A Bradford County jury on Wednesday found the state Department of Children and Families 100 percent at fault in the death of a 3-year-old girl left in an abusive home.
Ciara Floyd, 3, was beaten to death by her mother's boyfriend in 1996, a month after the girl's father took her to a hospital with bruises on her chest and back. A state child abuse investigator said there was not enough evidence to remove the child from her mother's home.
The boyfriend, Larry Christopher Noegel, pleaded guilty to second-degree murder and was sentenced to 30 years in prison.
Jurors awarded $250,000 to Ciara's father, William Floyd.
DCF's lawyer, Deputy Attorney General Denis Dean, argued that the investigator had no recourse but to leave Ciara with her mother, because there was no doctor's report indicating abuse.
But Floyd's attorney, Val Bates, argued that the bruises, an earlier admission to domestic battery by her mother's boyfriend and a verified abuse report involving another child should have prompted Ciara's removal.
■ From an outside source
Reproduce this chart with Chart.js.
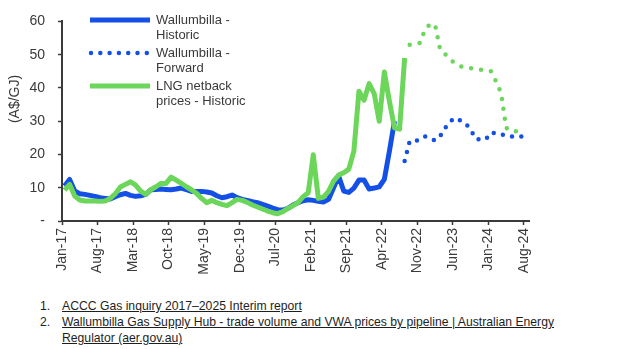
<!DOCTYPE html>
<html>
<head>
<meta charset="utf-8">
<script src="https://cdn.jsdelivr.net/npm/chart.js@4.4.1/dist/chart.umd.min.js"></script>
<style>
    body { margin: 0; background: #fff; }
    #wrap { position: relative; width: 620px; height: 349px; overflow: hidden; }
    #price-chart { position: absolute; left: 0; top: 0; }
    .notes {
        position: absolute; left: 0; top: 298px; width: 620px;
        font-family: "Liberation Sans", Arial, sans-serif; font-size: 12.2px; line-height: 16px;
        color: #1e1e1e;
    }
    .note { position: relative; padding-left: 62px; white-space: nowrap; }
    .note .num { position: absolute; left: 40px; }
    .note .ref { text-decoration: underline; }
</style>
</head>
<body>
<div id="wrap">
    <canvas id="price-chart" width="620" height="292"></canvas>
    <div class="notes">
        <div class="note"><span class="num">1.</span><span class="ref">ACCC Gas inquiry 2017–2025 Interim report</span></div>
        <div class="note"><span class="num">2.</span><span class="ref">Wallumbilla Gas Supply Hub - trade volume and VWA prices by pipeline | Australian Energy<br>Regulator (aer.gov.au)</span></div>
    </div>
</div>
<script>
// month index 0 = Jan-17, one tick label every 7 months
const tickLabels = ['Jan-17', 'Aug-17', 'Mar-18', 'Oct-18', 'May-19', 'Dec-19', 'Jul-20',
    'Feb-21', 'Sep-21', 'Apr-22', 'Nov-22', 'Jun-23', 'Jan-24', 'Aug-24'];
const yTicks = [0, 10, 20, 30, 40, 50, 60];

// monthly prices, A$/GJ
const wallumbillaHistoricStart = 0;
const wallumbillaHistoric = [
    10.5, 12.5, 9.0, 8.2, 8.0, 7.7, 7.4, 7.0, 6.8, 6.6,
    7.3, 7.9, 8.3, 7.7, 7.4, 7.6, 8.0, 9.4, 9.5, 9.6,
    9.5, 9.4, 9.6, 9.9, 9.4, 8.9, 8.9, 8.9, 8.7, 8.4,
    7.6, 7.0, 7.3, 7.8, 7.0, 6.5, 6.2, 5.8, 5.5, 5.0,
    4.5, 3.9, 3.4, 3.3, 3.8, 4.8, 5.5, 6.1, 6.4, 6.2,
    5.9, 5.7, 6.5, 10.0, 13.5, 9.0, 8.6, 9.9, 12.3, 12.3,
    9.6, 9.9, 10.3, 12.5, 21.0, 30.0
];
const wallumbillaForwardStart = 67;
const wallumbillaForward = [
    18.0, 24.0, 24.1, 24.4, 25.4, 24.8, 24.2, 25.5, 28.0, 30.0,
    31.0, 30.2, 29.3, 27.5, 24.7, 24.5, 24.6, 26.6, 26.3, 26.0,
    25.7, 25.4, 25.4, 25.4
];
const lngHistoricStart = 0;
const lngHistoric = [
    9.3, 11.0, 7.5, 6.3, 6.0, 6.0, 6.0, 5.9, 6.0, 6.8,
    8.2, 10.2, 11.0, 11.8, 10.8, 9.0, 8.0, 9.4, 10.3, 11.3,
    11.3, 13.2, 12.3, 11.3, 10.3, 9.4, 8.3, 6.8, 5.5, 6.2,
    5.5, 5.0, 4.6, 5.5, 6.5, 6.2, 5.6, 4.8, 4.2, 3.6,
    3.0, 2.5, 2.2, 2.8, 3.8, 4.6, 5.5, 7.3, 8.5, 19.9,
    6.8, 7.2, 8.9, 12.0, 13.8, 14.5, 15.6, 21.0, 39.0, 36.3,
    41.3, 38.3, 30.0, 44.8, 36.0, 28.0, 27.6, 49.0
];
const lngForwardStart = 68;
const lngForward = [
    53.0, 53.2, 53.5, 57.5, 59.2, 59.0, 51.5, 50.1, 48.5, 47.3,
    46.5, 46.1, 45.9, 45.7, 45.5, 45.3, 45.0, 42.0, 38.5, 28.0,
    27.0, 27.0, 27.0
];

const BLUE = '#1450e6';
const GREEN = '#6bd65a';
const AXIS = '#3a3a3a';
const FONT = '"Liberation Sans", Arial, sans-serif';

// values sit in the middle of their month
function toPoints(start, values) {
    return values.map((v, i) => ({x: start + i + 0.5, y: v}));
}

// two-line legend entries in the top left of the plot
const legendPlugin = {
    id: 'boxLegend',
    afterDraw(chart) {
        const ctx = chart.ctx;
        const entries = chart.data.datasets
            .filter(ds => ds.legendText)
            .sort((a, b) => a.legendRow - b.legendRow);
        ctx.save();
        ctx.font = '13px ' + FONT;
        ctx.fillStyle = AXIS;
        ctx.textBaseline = 'middle';
        entries.forEach((ds, row) => {
            const y = 20 + row * 33;
            ctx.beginPath();
            ctx.strokeStyle = ds.borderColor;
            ctx.lineWidth = ds.borderWidth;
            ctx.lineCap = ds.borderCapStyle || 'butt';
            ctx.setLineDash(ds.borderDash || []);
            ctx.moveTo(ds.borderDash ? 91 : 90, y);
            ctx.lineTo(150, y);
            ctx.stroke();
            ds.legendText.forEach((t, i) => ctx.fillText(t, 156, y + i * 15));
        });
        ctx.restore();
    }
};

const yTitlePlugin = {
    id: 'yTitle',
    afterDraw(chart) {
        const ctx = chart.ctx;
        ctx.save();
        ctx.translate(15, 99);
        ctx.rotate(-Math.PI / 2);
        ctx.font = '14px ' + FONT;
        ctx.fillStyle = AXIS;
        ctx.textAlign = 'center';
        ctx.textBaseline = 'middle';
        ctx.fillText('(A$/GJ)', 0, 0);
        ctx.restore();
    }
};

const ctx = document.getElementById('price-chart').getContext('2d');

new Chart(ctx, {
    type: 'line',
    data: {
        datasets: [
            {
                label: 'LNG netback prices - Historic',
                legendText: ['LNG netback', 'prices - Historic'],
                legendRow: 2,
                data: toPoints(lngHistoricStart, lngHistoric),
                borderColor: GREEN,
                borderWidth: 5,
                borderJoinStyle: 'round',
                order: 0
            },
            {
                label: 'LNG netback prices - Forward',
                data: toPoints(lngForwardStart, lngForward),
                borderColor: GREEN,
                borderWidth: 4.5,
                borderDash: [0, 10],
                borderCapStyle: 'round',
                order: 1
            },
            {
                label: 'Wallumbilla - Historic',
                legendText: ['Wallumbilla -', 'Historic'],
                legendRow: 0,
                data: toPoints(wallumbillaHistoricStart, wallumbillaHistoric),
                borderColor: BLUE,
                borderWidth: 5,
                borderJoinStyle: 'round',
                order: 2
            },
            {
                label: 'Wallumbilla - Forward',
                legendText: ['Wallumbilla -', 'Forward'],
                legendRow: 1,
                data: toPoints(wallumbillaForwardStart, wallumbillaForward),
                borderColor: BLUE,
                borderWidth: 4.5,
                borderDash: [0, 9.3],
                borderCapStyle: 'round',
                order: 3
            }
        ]
    },
    options: {
        responsive: false,
        animation: false,
        devicePixelRatio: 1,
        events: [],
        layout: {padding: {top: 12, right: 91, left: 0, bottom: 0}},
        elements: {
            point: {radius: 0},
            line: {tension: 0, fill: false}
        },
        plugins: {
            legend: {display: false},
            tooltip: {enabled: false}
        },
        scales: {
            x: {
                type: 'linear',
                min: 0,
                max: 92,
                afterBuildTicks: (scale) => {
                    scale.ticks = tickLabels.map((_, i) => ({value: i * 7}));
                },
                afterFit: (scale) => { scale.height = 71; },
                ticks: {
                    callback: (v) => tickLabels[Math.round(v / 7)],
                    minRotation: 90,
                    maxRotation: 90,
                    padding: 3,
                    color: AXIS,
                    font: {family: FONT, size: 14}
                },
                grid: {drawOnChartArea: false, tickLength: 4, tickColor: AXIS, tickWidth: 1.5},
                border: {display: true, color: AXIS, width: 2}
            },
            y: {
                min: 0,
                max: 60,
                afterBuildTicks: (scale) => {
                    scale.ticks = yTicks.map(v => ({value: v}));
                },
                afterFit: (scale) => { scale.width = 62; },
                ticks: {
                    callback: (v) => v === 0 ? '-' : v,
                    padding: 13,
                    color: AXIS,
                    font: {family: FONT, size: 14}
                },
                grid: {drawOnChartArea: false, tickLength: 4, tickColor: AXIS, tickWidth: 1.5},
                border: {display: true, color: AXIS, width: 2}
            }
        }
    },
    plugins: [legendPlugin, yTitlePlugin]
});
</script>
</body>
</html>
DCF is "exploring our legal options" regarding a possible appeal, spokesman Tim Bottcher said in a statement.
Recaptured jail escapee also faces murder charge
LA BELLE _ Authorities a Hendry County jail escapee who was caught early Wednesday likely killed a prominent businessman while on the run.
James Robert Henderson, 19, was arrested in Muse in south Hendry County after sheriff's deputies and officers from the Florida Department of Law Enforcement cornered him.
Henderson was charged with escaping from jail last Thursday. He is expected to face charges in the death of hardware store owner Daniel Woosley, 39, who was killed at his La Belle home the same day.
Woosley lived about 2 miles from the jail. He had once taken Henderson into his home, Hendry County Sheriff Ronnie Lee said.
Henderson walked away from a work detail at the jail, where he had been held since Sept. 30 on two counts of auto theft.
Quillian Yancey, longtime Polk legislator, dies
LAKELAND _ Former legislator and Polk County State Attorney Quillian Yancey, whose career of public service spanned four decades, has died of heart failure. He was 82.
Mr. Yancey, known for his characteristic Stetson and no-nonsense attitude, served in the Florida House from 1966 to 1972 and in the Senate from 1990 to 1992. In between, he was elected Polk County state attorney in 1976.
The son of a Georgia sharecropper, he served in the Army during World War II in Europe. He graduated from Florida Southern College in 1949 and became an FBI agent stationed in New York and Washington.
He earned a law degree from George Washington Law School and returned to Florida.
"He was really someone who took public service seriously," said his son, Polk Circuit Judge Jay Yancey.
The funeral is today.
Jury convicts woman of poisoning her boss
FORT LAUDERDALE _ A jury found a Miami woman guilty Wednesday of poisoning her boss by putting rat poison in his can of soda.
A hidden camera caught Femesha Foster, 37, dropping the poison into Mark Caruso's drink in 2000. They were co-workers at a Wal-Mart store in Pembroke Pines.
Foster said she only wanted Caruso to go home sick, because she knew he had discovered she had written checks from his account. Caruso was treated at an emergency room.
Foster could receive as much as 30 years in prison.
Foster was convicted previously, but a state appeals court overturned the verdict in May because she was charged with "attempted poisoning" _ not a specific crime under Florida law.
FEMA extends deadline for hurricane assistance
PANAMA CITY _ The Federal Emergency Management Agency again has given victims of four hurricanes that struck Florida last year more time to apply for assistance.
The new deadline is Feb. 28.
FEMA spokesman Jack Heesch said here Tuesday the agency was still getting 1,500 new registrations daily, prompting the extension. The agency earlier had set a Nov. 15 deadline and then extended it to Dec. 31.
Floridians can call 1-800-621-3362, toll-free, or register online at www.fema.gov.
More than 140,000 Floridians have registered for FEMA assistance so far.